▼

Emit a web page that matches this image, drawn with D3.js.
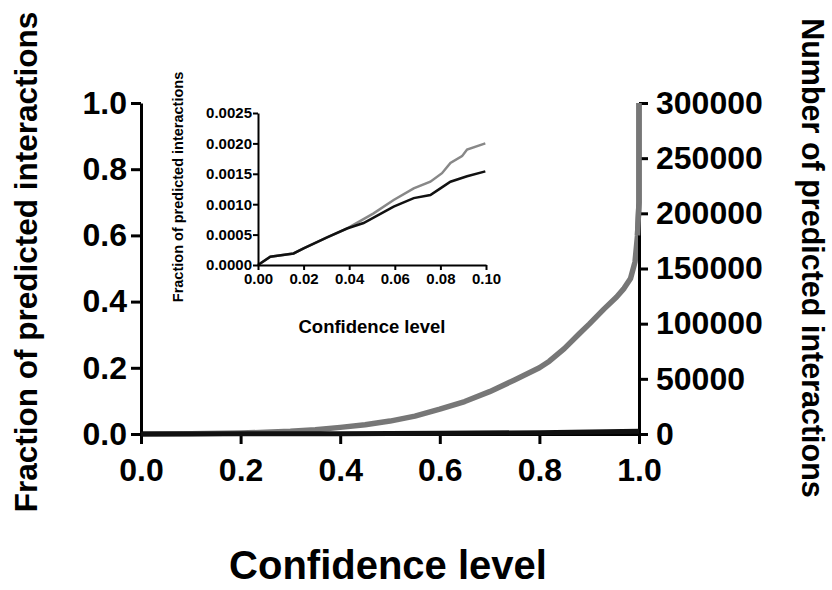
<!DOCTYPE html>
<html>
<head>
<meta charset="utf-8">
<script src="https://cdn.jsdelivr.net/npm/d3@7"></script>
<style>
  body { margin: 0; background: #fff; }
  svg { display: block; font-family: "Liberation Sans", Arial, sans-serif; font-weight: bold; }
  .axis path, .axis line { stroke: #000; }
  .axis text { fill: #000; font-weight: bold; }
</style>
</head>
<body>
<div id="chart"></div>
<script>
// main chart: fraction of predicted interactions vs confidence level
var mainConf = [0, 0.1, 0.2, 0.25, 0.3, 0.35, 0.4, 0.45, 0.5, 0.55, 0.6, 0.65, 0.7, 0.75, 0.8, 0.82, 0.85, 0.88, 0.9, 0.93, 0.955, 0.97, 0.983, 0.992, 0.997, 1.0, 1.0];
var mainGray = [0, 0.001, 0.003, 0.005, 0.008, 0.013, 0.02, 0.028, 0.039, 0.054, 0.075, 0.098, 0.128, 0.163, 0.2, 0.22, 0.258, 0.303, 0.332, 0.378, 0.414, 0.44, 0.47, 0.52, 0.6, 0.7, 1.0];
var blackConf = [0, 0.2, 0.4, 0.6, 0.8, 0.9, 1.0];
var mainBlack = [0, 0.0005, 0.001, 0.002, 0.004, 0.006, 0.008];

// inset: zoom on 0..0.1
var insetGrayConf = [0, 0.0054, 0.0156, 0.02, 0.0303, 0.039, 0.0405, 0.0507, 0.0595, 0.0683, 0.0756, 0.0807, 0.0844, 0.0895, 0.0917, 0.0997];
var insetGray = [0, 0.000137, 0.00019, 0.000275, 0.000456, 0.0006, 0.00063, 0.00085, 0.00107, 0.00126, 0.00137, 0.00151, 0.00168, 0.00179, 0.0019, 0.002];
var insetBlackConf = [0, 0.0054, 0.0156, 0.02, 0.0303, 0.039, 0.0463, 0.0595, 0.0683, 0.0756, 0.08, 0.0844, 0.0917, 0.0997];
var insetBlack = [0, 0.000137, 0.00019, 0.000275, 0.000456, 0.0006, 0.00069, 0.00096, 0.0011, 0.00115, 0.00126, 0.00137, 0.00146, 0.00154];

var xTicks = [0, 0.2, 0.4, 0.6, 0.8, 1.0];
var yTicks = [0, 0.2, 0.4, 0.6, 0.8, 1.0];
var countTicks = [0, 50000, 100000, 150000, 200000, 250000, 300000];
var insetXTicks = [0, 0.02, 0.04, 0.06, 0.08, 0.10];
var insetYTicks = [0, 0.0005, 0.001, 0.0015, 0.002, 0.0025];

var W = 832, H = 590;
var svg = d3.select('#chart').append('svg')
    .attr('width', W)
    .attr('height', H);
svg.append('rect').attr('width', W).attr('height', H).attr('fill', '#fff');

// scales
var x = d3.scaleLinear().domain([0, 1]).range([141, 639]);
var y = d3.scaleLinear().domain([0, 1]).range([434, 103]);
var yCount = d3.scaleLinear().domain([0, 300000]).range([434, 103]);

var ix = d3.scaleLinear().domain([0, 0.1]).range([258, 486]);
var iy = d3.scaleLinear().domain([0, 0.0025]).range([265, 113]);

var zip = function (xs, ys) {
    return xs.map(function (d, i) { return [d, ys[i]]; });
};

// main lines
var line = d3.line().x(function (d) { return x(d[0]); }).y(function (d) { return y(d[1]); });

svg.append('path')
    .datum(zip(mainConf, mainGray))
    .attr('d', line)
    .attr('fill', 'none')
    .attr('stroke', '#777')
    .attr('stroke-width', 5.5)
    .attr('stroke-linejoin', 'round');

// main axes
var gx = svg.append('g').attr('class', 'axis')
    .attr('transform', 'translate(0,' + y(0) + ')')
    .call(d3.axisBottom(x).tickValues(xTicks).tickFormat(d3.format('.1f')).tickSize(10).tickSizeOuter(0).tickPadding(14));
var gy = svg.append('g').attr('class', 'axis')
    .attr('transform', 'translate(' + x(0) + ',0)')
    .call(d3.axisLeft(y).tickValues(yTicks).tickFormat(d3.format('.1f')).tickSize(10).tickSizeOuter(0).tickPadding(4));
var gr = svg.append('g').attr('class', 'axis')
    .attr('transform', 'translate(' + x(1) + ',0)')
    .call(d3.axisRight(yCount).tickValues(countTicks).tickFormat(d3.format('d')).tickSize(9).tickSizeOuter(0).tickPadding(8));

[gx, gy, gr].forEach(function (g) {
    g.selectAll('path, line').attr('stroke-width', 3);
    g.selectAll('text').style('font-size', '32px');
});

// vertical part of the gray curve sits over the right axis
svg.append('path')
    .datum(zip(mainConf.slice(-3), mainGray.slice(-3)))
    .attr('d', line)
    .attr('fill', 'none')
    .attr('stroke', '#777')
    .attr('stroke-width', 5.5);

svg.append('path')
    .datum(zip(blackConf, mainBlack))
    .attr('d', line)
    .attr('fill', 'none')
    .attr('stroke', '#111')
    .attr('stroke-width', 5);

// main titles
svg.append('text')
    .attr('transform', 'translate(37,262) rotate(-90)')
    .attr('text-anchor', 'middle')
    .style('font-size', '31.5px')
    .text('Fraction of predicted interactions');
svg.append('text')
    .attr('transform', 'translate(802,258) rotate(90)')
    .attr('text-anchor', 'middle')
    .style('font-size', '30.5px')
    .text('Number of predicted interactions');
svg.append('text')
    .attr('x', 388)
    .attr('y', 579)
    .attr('text-anchor', 'middle')
    .style('font-size', '40px')
    .text('Confidence level');

// inset
var iline = d3.line().x(function (d) { return ix(d[0]); }).y(function (d) { return iy(d[1]); });

svg.append('path')
    .datum(zip(insetGrayConf, insetGray))
    .attr('d', iline)
    .attr('fill', 'none')
    .attr('stroke', '#888')
    .attr('stroke-width', 2.5);
svg.append('path')
    .datum(zip(insetBlackConf, insetBlack))
    .attr('d', iline)
    .attr('fill', 'none')
    .attr('stroke', '#111')
    .attr('stroke-width', 2.5);

var igx = svg.append('g').attr('class', 'axis')
    .attr('transform', 'translate(0,' + iy(0) + ')')
    .call(d3.axisBottom(ix).tickValues(insetXTicks).tickFormat(d3.format('.2f')).tickSize(5).tickSizeOuter(0).tickPadding(3));
var igy = svg.append('g').attr('class', 'axis')
    .attr('transform', 'translate(' + ix(0) + ',0)')
    .call(d3.axisLeft(iy).tickValues(insetYTicks).tickFormat(d3.format('.4f')).tickSize(5).tickSizeOuter(0).tickPadding(1));
[igx, igy].forEach(function (g) {
    g.selectAll('path, line').attr('stroke-width', 2);
    g.selectAll('text').style('font-size', '15px');
});

svg.append('text')
    .attr('transform', 'translate(183,187) rotate(-90)')
    .attr('text-anchor', 'middle')
    .style('font-size', '14.5px')
    .text('Fraction of predicted interactions');
svg.append('text')
    .attr('x', 372)
    .attr('y', 333)
    .attr('text-anchor', 'middle')
    .style('font-size', '18.5px')
    .text('Confidence level');
</script>
</body>
</html>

▲

Given exercise: Quote, exactly and only, the lines from the first line of the data above through the line containing "var mainBlack = [0, 0.0005, 0.001, 0.002, 0.004, 0.006, 0.008];". The pictures do not belong in it.

Finished answer:
Emit a web page that matches this image, drawn with D3.js.
<!DOCTYPE html>
<html>
<head>
<meta charset="utf-8">
<script src="https://cdn.jsdelivr.net/npm/d3@7"></script>
<style>
  body { margin: 0; background: #fff; }
  svg { display: block; font-family: "Liberation Sans", Arial, sans-serif; font-weight: bold; }
  .axis path, .axis line { stroke: #000; }
  .axis text { fill: #000; font-weight: bold; }
</style>
</head>
<body>
<div id="chart"></div>
<script>
// main chart: fraction of predicted interactions vs confidence level
var mainConf = [0, 0.1, 0.2, 0.25, 0.3, 0.35, 0.4, 0.45, 0.5, 0.55, 0.6, 0.65, 0.7, 0.75, 0.8, 0.82, 0.85, 0.88, 0.9, 0.93, 0.955, 0.97, 0.983, 0.992, 0.997, 1.0, 1.0];
var mainGray = [0, 0.001, 0.003, 0.005, 0.008, 0.013, 0.02, 0.028, 0.039, 0.054, 0.075, 0.098, 0.128, 0.163, 0.2, 0.22, 0.258, 0.303, 0.332, 0.378, 0.414, 0.44, 0.47, 0.52, 0.6, 0.7, 1.0];
var blackConf = [0, 0.2, 0.4, 0.6, 0.8, 0.9, 1.0];
var mainBlack = [0, 0.0005, 0.001, 0.002, 0.004, 0.006, 0.008];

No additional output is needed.